[CHALLENGE] Transcribe all the records exactly and omit any images they hold.

Figure scripts:
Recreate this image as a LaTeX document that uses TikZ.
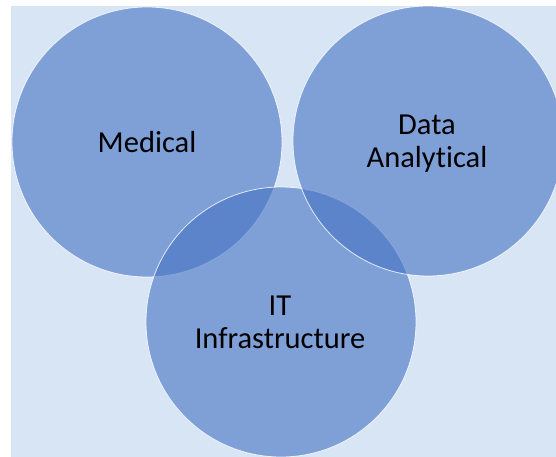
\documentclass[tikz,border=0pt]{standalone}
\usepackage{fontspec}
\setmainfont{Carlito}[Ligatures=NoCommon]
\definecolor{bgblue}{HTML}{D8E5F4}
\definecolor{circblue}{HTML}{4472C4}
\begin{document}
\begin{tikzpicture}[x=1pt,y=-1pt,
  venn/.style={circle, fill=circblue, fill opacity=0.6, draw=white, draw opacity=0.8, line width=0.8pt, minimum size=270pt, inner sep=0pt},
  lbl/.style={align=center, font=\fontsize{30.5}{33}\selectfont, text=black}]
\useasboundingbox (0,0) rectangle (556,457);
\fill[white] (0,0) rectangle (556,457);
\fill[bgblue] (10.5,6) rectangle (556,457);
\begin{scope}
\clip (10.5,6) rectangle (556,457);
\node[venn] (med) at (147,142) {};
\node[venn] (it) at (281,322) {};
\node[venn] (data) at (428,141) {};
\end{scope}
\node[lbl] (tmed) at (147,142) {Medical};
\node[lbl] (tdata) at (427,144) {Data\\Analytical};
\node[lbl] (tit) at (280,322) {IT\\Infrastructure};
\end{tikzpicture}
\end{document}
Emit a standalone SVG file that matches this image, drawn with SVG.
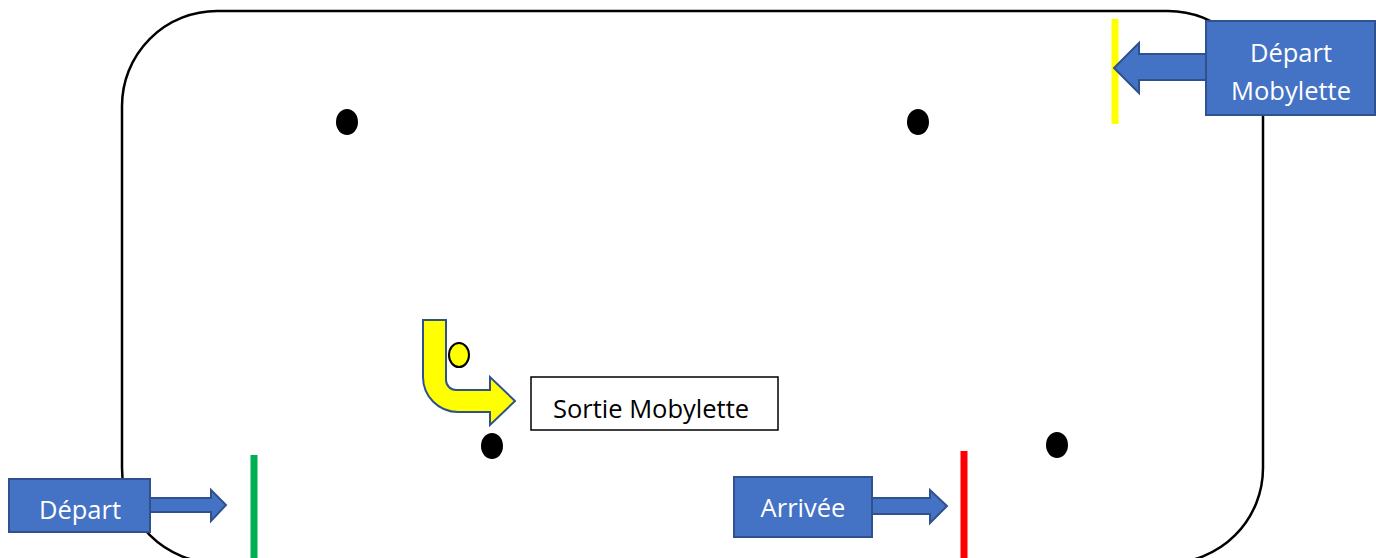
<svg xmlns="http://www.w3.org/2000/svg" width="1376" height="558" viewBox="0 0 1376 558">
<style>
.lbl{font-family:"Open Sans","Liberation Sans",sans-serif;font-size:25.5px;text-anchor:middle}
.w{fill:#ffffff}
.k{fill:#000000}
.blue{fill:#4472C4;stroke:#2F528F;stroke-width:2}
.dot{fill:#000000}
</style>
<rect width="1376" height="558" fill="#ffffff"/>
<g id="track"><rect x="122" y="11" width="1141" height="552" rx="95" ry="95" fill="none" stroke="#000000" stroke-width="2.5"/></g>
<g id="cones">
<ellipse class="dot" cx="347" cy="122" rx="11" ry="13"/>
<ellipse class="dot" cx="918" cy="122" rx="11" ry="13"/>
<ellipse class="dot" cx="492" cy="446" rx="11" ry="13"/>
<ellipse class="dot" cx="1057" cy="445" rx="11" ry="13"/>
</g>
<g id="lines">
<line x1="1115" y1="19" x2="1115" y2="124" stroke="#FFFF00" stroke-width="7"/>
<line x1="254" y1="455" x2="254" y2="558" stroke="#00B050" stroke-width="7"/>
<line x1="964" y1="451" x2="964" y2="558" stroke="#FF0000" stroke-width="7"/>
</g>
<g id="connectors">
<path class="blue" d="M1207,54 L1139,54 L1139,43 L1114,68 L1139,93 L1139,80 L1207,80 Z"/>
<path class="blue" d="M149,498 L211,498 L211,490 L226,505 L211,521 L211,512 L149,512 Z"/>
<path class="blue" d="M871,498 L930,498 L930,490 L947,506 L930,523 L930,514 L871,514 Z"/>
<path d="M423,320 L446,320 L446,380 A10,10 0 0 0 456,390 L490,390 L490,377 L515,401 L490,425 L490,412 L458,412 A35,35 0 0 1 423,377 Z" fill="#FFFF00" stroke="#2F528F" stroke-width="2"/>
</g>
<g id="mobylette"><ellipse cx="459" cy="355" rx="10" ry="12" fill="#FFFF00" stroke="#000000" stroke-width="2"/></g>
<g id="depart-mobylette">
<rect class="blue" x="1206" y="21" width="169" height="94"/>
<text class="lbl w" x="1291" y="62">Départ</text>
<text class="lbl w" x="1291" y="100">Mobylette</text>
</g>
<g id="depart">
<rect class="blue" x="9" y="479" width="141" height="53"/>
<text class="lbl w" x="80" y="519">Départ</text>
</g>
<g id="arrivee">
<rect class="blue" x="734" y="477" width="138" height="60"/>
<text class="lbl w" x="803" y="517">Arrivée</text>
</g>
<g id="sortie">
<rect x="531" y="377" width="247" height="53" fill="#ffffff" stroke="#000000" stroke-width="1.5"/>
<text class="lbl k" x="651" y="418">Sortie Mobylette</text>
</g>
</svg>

[FULL OUTPUT]
Recreate this image as a LaTeX document that uses TikZ.
\documentclass[tikz,border=0pt]{standalone}
\usepackage{fontspec}
\setmainfont{Carlito}[Ligatures=NoCommon]
\definecolor{bgblue}{HTML}{D8E5F4}
\definecolor{circblue}{HTML}{4472C4}
\begin{document}
\begin{tikzpicture}[x=1pt,y=-1pt,
  venn/.style={circle, fill=circblue, fill opacity=0.6, draw=white, draw opacity=0.8, line width=0.8pt, minimum size=270pt, inner sep=0pt},
  lbl/.style={align=center, font=\fontsize{30.5}{33}\selectfont, text=black}]
\useasboundingbox (0,0) rectangle (556,457);
\fill[white] (0,0) rectangle (556,457);
\fill[bgblue] (10.5,6) rectangle (556,457);
\begin{scope}
\clip (10.5,6) rectangle (556,457);
\node[venn] (med) at (147,142) {};
\node[venn] (it) at (281,322) {};
\node[venn] (data) at (428,141) {};
\end{scope}
\node[lbl] (tmed) at (147,142) {Medical};
\node[lbl] (tdata) at (427,144) {Data\\Analytical};
\node[lbl] (tit) at (280,322) {IT\\Infrastructure};
\end{tikzpicture}
\end{document}
Emit a standalone SVG file that matches this image, drawn with SVG.
<svg xmlns="http://www.w3.org/2000/svg" width="1376" height="558" viewBox="0 0 1376 558">
<style>
.lbl{font-family:"Open Sans","Liberation Sans",sans-serif;font-size:25.5px;text-anchor:middle}
.w{fill:#ffffff}
.k{fill:#000000}
.blue{fill:#4472C4;stroke:#2F528F;stroke-width:2}
.dot{fill:#000000}
</style>
<rect width="1376" height="558" fill="#ffffff"/>
<g id="track"><rect x="122" y="11" width="1141" height="552" rx="95" ry="95" fill="none" stroke="#000000" stroke-width="2.5"/></g>
<g id="cones">
<ellipse class="dot" cx="347" cy="122" rx="11" ry="13"/>
<ellipse class="dot" cx="918" cy="122" rx="11" ry="13"/>
<ellipse class="dot" cx="492" cy="446" rx="11" ry="13"/>
<ellipse class="dot" cx="1057" cy="445" rx="11" ry="13"/>
</g>
<g id="lines">
<line x1="1115" y1="19" x2="1115" y2="124" stroke="#FFFF00" stroke-width="7"/>
<line x1="254" y1="455" x2="254" y2="558" stroke="#00B050" stroke-width="7"/>
<line x1="964" y1="451" x2="964" y2="558" stroke="#FF0000" stroke-width="7"/>
</g>
<g id="connectors">
<path class="blue" d="M1207,54 L1139,54 L1139,43 L1114,68 L1139,93 L1139,80 L1207,80 Z"/>
<path class="blue" d="M149,498 L211,498 L211,490 L226,505 L211,521 L211,512 L149,512 Z"/>
<path class="blue" d="M871,498 L930,498 L930,490 L947,506 L930,523 L930,514 L871,514 Z"/>
<path d="M423,320 L446,320 L446,380 A10,10 0 0 0 456,390 L490,390 L490,377 L515,401 L490,425 L490,412 L458,412 A35,35 0 0 1 423,377 Z" fill="#FFFF00" stroke="#2F528F" stroke-width="2"/>
</g>
<g id="mobylette"><ellipse cx="459" cy="355" rx="10" ry="12" fill="#FFFF00" stroke="#000000" stroke-width="2"/></g>
<g id="depart-mobylette">
<rect class="blue" x="1206" y="21" width="169" height="94"/>
<text class="lbl w" x="1291" y="62">Départ</text>
<text class="lbl w" x="1291" y="100">Mobylette</text>
</g>
<g id="depart">
<rect class="blue" x="9" y="479" width="141" height="53"/>
<text class="lbl w" x="80" y="519">Départ</text>
</g>
<g id="arrivee">
<rect class="blue" x="734" y="477" width="138" height="60"/>
<text class="lbl w" x="803" y="517">Arrivée</text>
</g>
<g id="sortie">
<rect x="531" y="377" width="247" height="53" fill="#ffffff" stroke="#000000" stroke-width="1.5"/>
<text class="lbl k" x="651" y="418">Sortie Mobylette</text>
</g>
</svg>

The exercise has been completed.